Let a and b be real numbers. The complex number 4 - 5i is a root of the quadratic $z^2 + (a + 8i) z + (-39 + bi) = 0$. What is the other root?
I did a lot of work on hand and plugging this into the quadratic formula and with wolfram alpha but it doesn't simplify itself easily at all....anyone have any help to offer?
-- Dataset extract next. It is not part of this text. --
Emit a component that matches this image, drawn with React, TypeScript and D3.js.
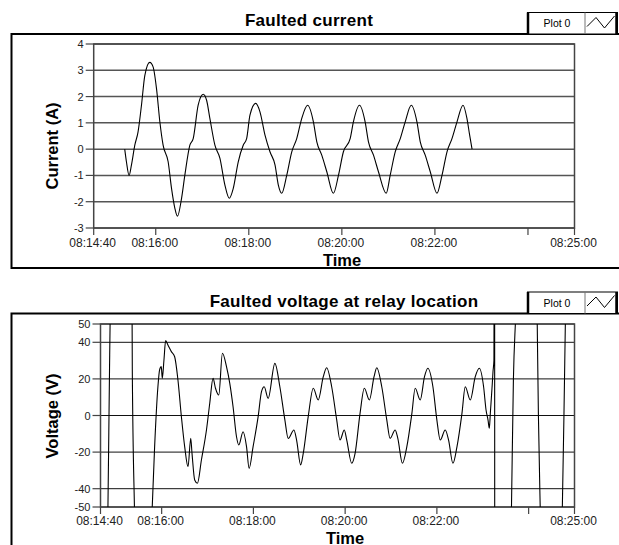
import React from 'react';
import * as d3 from 'd3';

// time axis: seconds after 08:14:40
const xTickSeconds = [0, 80, 200, 320, 440, 560, 620];
const xTickLabels = ['08:14:40', '08:16:00', '08:18:00', '08:20:00', '08:22:00', '', '08:25:00'];

const currentTicks = [4, 3, 2, 1, 0, -1, -2, -3];
const voltageTicks = [50, 40, 20, 0, -20, -40, -50];

// [seconds after 08:14:40, amps]
const currentSeries: [number, number][] = [
  [40.0, 0], [42.2, -0.48], [45.6, -1.0], [48.7, -0.6], [53.0, 0.15], [57.2, 0.66], [61.6, 1.67], [65.9, 2.8],
  [72.3, 3.3], [76.6, 3.13], [81.0, 2.3], [85.3, 1.04], [89.5, 0.15], [96.0, -0.48], [100.4, -1.5], [104.6, -2.24],
  [108.0, -2.55], [113.3, -1.87], [117.5, -1.0], [124.0, 0.15], [128.3, 0.4], [134.7, 1.67], [141.2, 2.09], [145.6, 1.86],
  [149.8, 1.17], [156.3, 0.15], [162.8, -0.35], [169.2, -1.37], [174.8, -1.87], [179.9, -1.5], [186.4, -0.48], [192.8, 0.15],
  [197.2, 0.4], [201.5, 1.29], [208.9, 1.74], [214.4, 1.42], [220.9, 0.53], [227.3, -0.1], [233.8, -0.6], [238.1, -1.37],
  [242.5, -1.68], [248.9, -1.0], [255.4, -0.1], [261.8, 0.4], [268.3, 1.17], [275.8, 1.67], [283.3, 1.04], [287.7, 0.28],
  [294.1, -0.23], [300.6, -0.86], [309.1, -1.68], [315.6, -1.0], [322.0, -0.1], [330.7, 0.4], [334.9, 1.04], [342.7, 1.67],
  [350.0, 1.04], [354.3, 0.28], [360.8, -0.23], [367.2, -0.86], [377.2, -1.68], [382.3, -1.0], [388.8, -0.1], [395.3, 0.4],
  [401.7, 1.04], [409.5, 1.67], [416.8, 1.04], [421.1, 0.28], [427.5, -0.23], [434.0, -0.86], [442.7, -1.68], [449.1, -1.0],
  [455.6, -0.1], [462.0, 0.4], [468.5, 1.04], [476.2, 1.67], [481.3, 1.17], [484.8, 0.53], [487.9, 0],
];

// [seconds after 08:14:40, volts]
const voltageSeries: [number, number][] = [
  [0, -200], [9.6, -55], [11.8, 25], [12.7, 55], [27, 260], [41.3, 55], [41.6, 25], [44.6, -55], [56, -260],
  [67.2, -55], [70.8, -17], [75.1, 15.7], [77.3, 24.9], [79.5, 26.7], [80.8, 20.3], [83.0, 30.3], [85.2, 40.9],
  [88.2, 38.5], [92.7, 34.9], [97.0, 32.1], [101.3, 19.4], [105.8, -0.6], [110.1, -17], [114.5, -28], [118.0, -12.5],
  [119.7, -20.7], [123.2, -35.2], [126.8, -37], [132.0, -24.3], [138.6, -7.9], [142.9, 6.7], [147.2, 20.3], [150.4, 14.9],
  [154.7, 11.2], [159.5, 34.0], [164.8, 26.7], [169.1, 17.6], [173.4, 4.8], [177.9, -11.6], [180.9, -16.1], [186.5, -8.9],
  [191.0, -17], [194.4, -28.9], [199.6, -17], [206.2, -0.6], [210.6, 13], [214.1, 15.7], [219.3, 9.4], [228.1, 28.5],
  [234.6, 15.7], [241.2, -2.5], [245.5, -12.5], [253.0, -7.9], [256.5, -13.4], [261.8, -27], [265.2, -20.7], [271.7, -0.6],
  [278.3, 14.9], [284.8, 8.5], [291.4, 21.2], [295.8, 26.1], [302.4, 15.7], [309.0, -2.5], [313.3, -13.4], [318.9, -7.9],
  [322.1, -13.4], [328.6, -26.1], [333.0, -20.7], [339.5, 1.2], [345.1, 14.9], [351.7, 8.5], [357.8, 21.2], [361.4, 26.1],
  [367.9, 15.7], [374.5, -2.5], [378.8, -12.5], [385.4, -7.9], [388.9, -12.5], [394.9, -26.1], [400.7, -17], [407.3, 1.2],
  [411.6, 14.9], [418.2, 8.5], [423.8, 21.2], [428.2, 25.8], [434.8, 15.7], [440.0, -2.5], [444.4, -13.4], [450.9, -7.9],
  [455.3, -13.4], [461.0, -26.1], [466.3, -17], [472.8, 1.2], [477.1, 15.7], [483.7, 8.5], [490.2, 21.2], [495.5, 25.8],
  [501.1, 15.7], [504.3, 3], [506.9, -2.5], [508.6, -7], [509.9, 1.2], [512.5, 17.6], [513.4, 24], [514.6, 30],
  [515.4, 300], [515.8, -300], [523, -280], [537.4, -55], [540.1, 20], [543.1, 55], [557, 280], [571.1, 55],
  [572.8, 0], [575.4, -55], [589, -280], [603.9, -55], [606.2, 0], [608.2, 55], [620, 280],
];

const FONT = '"Liberation Sans", Arial, sans-serif';

type PanelProps = {
  id: string;
  title: string;
  titleX: number;
  titleY: number;
  yLabel: string;
  yLabelY: number;
  ticks: number[];
  series: [number, number][];
  frameTop: number;
  frameBottom: number;
  left: number;
  right: number;
  top: number;
  bottom: number;
  timeX: number;
  timeY: number;
  tickLabelY: number;
  gridColor: string;
  gridWidth: number;
};

function Panel(p: PanelProps) {
  const x = d3.scaleLinear().domain([0, 620]).range([p.left, p.right]);
  const yDom = d3.extent(p.ticks) as [number, number];
  const y = d3.scaleLinear().domain(yDom).range([p.bottom, p.top]);
  const line = d3
    .line<[number, number]>()
    .x((d) => x(d[0]))
    .y((d) => y(d[1]))
    .curve(d3.curveMonotoneX);
  const legendTop = p.frameTop - 21.5;
  return (
    <g>
      {/* outer frame */}
      <rect x={11.5} y={p.frameTop} width={640} height={p.frameBottom - p.frameTop} fill="none" stroke="#000" strokeWidth={2} />
      {/* title */}
      <text x={p.titleX} y={p.titleY} textAnchor="middle" fontFamily={FONT} fontWeight="bold" fontSize={17} letterSpacing={0.3} fill="#000">
        {p.title}
      </text>
      {/* legend */}
      <rect x={527.5} y={legendTop} width={90} height={21.5} fill="#fff" stroke="#000" strokeWidth={1} />
      <line x1={528} x2={528} y1={legendTop} y2={p.frameTop} stroke="#000" strokeWidth={2.5} />
      <line x1={616.5} x2={616.5} y1={legendTop} y2={p.frameTop} stroke="#000" strokeWidth={2.5} />
      <line x1={585} x2={585} y1={legendTop} y2={p.frameTop} stroke="#777" strokeWidth={1} />
      <text x={557} y={legendTop + 14.5} textAnchor="middle" fontFamily={FONT} fontSize={10.5} fill="#000">
        Plot 0
      </text>
      <polyline
        points={`587,${legendTop + 14} 596,${legendTop + 5} 604.5,${legendTop + 15.5} 614.5,${legendTop + 3.5}`}
        fill="none"
        stroke="#000"
        strokeWidth={1}
      />
      {/* grid */}
      {p.ticks.map((t) => (
        <line key={'g' + t} x1={p.left} x2={p.right} y1={y(t)} y2={y(t)} stroke={p.gridColor} strokeWidth={p.gridWidth} />
      ))}
      {/* plot border */}
      <rect x={p.left} y={p.top} width={p.right - p.left} height={p.bottom - p.top} fill="none" stroke="#444" strokeWidth={1.5} />
      {/* y ticks */}
      {p.ticks.map((t) => (
        <g key={'y' + t}>
          <line x1={p.left - 8} x2={p.left} y1={y(t)} y2={y(t)} stroke="#444" strokeWidth={1.2} />
          <text x={p.left - 10} y={y(t) + 4} textAnchor="end" fontFamily={FONT} fontSize={11} fill="#222">
            {t}
          </text>
        </g>
      ))}
      {/* x ticks */}
      {xTickSeconds.map((s, i) => (
        <g key={'x' + s}>
          <line x1={x(s)} x2={x(s)} y1={p.bottom} y2={p.bottom + 7} stroke="#444" strokeWidth={1.2} />
          <text x={x(s) - 1} y={p.tickLabelY} textAnchor="middle" fontFamily={FONT} fontSize={12} fill="#222">
            {xTickLabels[i]}
          </text>
        </g>
      ))}
      {/* data */}
      <clipPath id={p.id}>
        <rect x={p.left} y={p.top} width={p.right - p.left} height={p.bottom - p.top} />
      </clipPath>
      <path d={line(p.series) || ''} fill="none" stroke="#000" strokeWidth={1.1} clipPath={`url(#${p.id})`} />
      {/* axis titles */}
      <text
        transform={`translate(58,${p.yLabelY}) rotate(-90)`}
        textAnchor="middle"
        fontFamily={FONT}
        fontWeight="bold"
        fontSize={16.5}
        fill="#000"
      >
        {p.yLabel}
      </text>
      <text x={p.timeX} y={p.timeY} textAnchor="middle" fontFamily={FONT} fontWeight="bold" fontSize={16.5} fill="#000">
        Time
      </text>
    </g>
  );
}

export default function App() {
  return (
    <svg width={619} height={545} style={{ position: 'absolute', left: 0, top: 0, background: '#fff' }}>
      <rect x={0} y={0} width={619} height={545} fill="#fff" />
      <Panel
        id="clipTop"
        title="Faulted current"
        titleX={309}
        titleY={26}
        yLabel="Current (A)"
        yLabelY={146}
        ticks={currentTicks}
        series={currentSeries}
        frameTop={34}
        frameBottom={268}
        left={93.7}
        right={574.5}
        top={44}
        bottom={228}
        timeX={342}
        timeY={265.5}
        tickLabelY={246.5}
        gridColor="#555"
        gridWidth={1.5}
      />
      <Panel
        id="clipBottom"
        title="Faulted voltage at relay location"
        titleX={344}
        titleY={307}
        yLabel="Voltage (V)"
        yLabelY={416}
        ticks={voltageTicks}
        series={voltageSeries}
        frameTop={313.5}
        frameBottom={600}
        left={100.5}
        right={574.5}
        top={324}
        bottom={507}
        timeX={345}
        timeY={543.5}
        tickLabelY={525}
        gridColor="#111"
        gridWidth={1}
      />
    </svg>
  );
}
Thanks!
On
Let the other root be $u+iv$ where $u,v$ are real
Using Vieta's formula $\displaystyle u+iv+4-5i=-a-8i\iff -a-8i=u+4-i(5-v)$
Comparing the real & the imaginary parts,
$\displaystyle u+4=-a\iff u=-a-4$ and $5-v=8\iff v=-3$
Again, $\displaystyle(u+iv)(4-5i)=-39+bi\iff -(a+4+3i)(4-5i)=-(39-ib)$
Multiply & compare the real & the imaginary parts
Since $$(4-5i)^2+(a+8i)(4-5i)+(-39+bi)=0$$$$\iff (4a-8)+(-5a+b-8)i=0,$$ we have $$4a-8=-5a+b-8=0\iff a=2,b=18.$$
Also, you'll have $$z^2+(2+8i)z+(-39+18i)=\{z-(4-5i)\}\{z-(-6-3i)\}.$$ So, what you want is $z=-6-3i$.
You can find this transformation by setting $\{z-(4-5i)\}\{z-(c+di)\}.$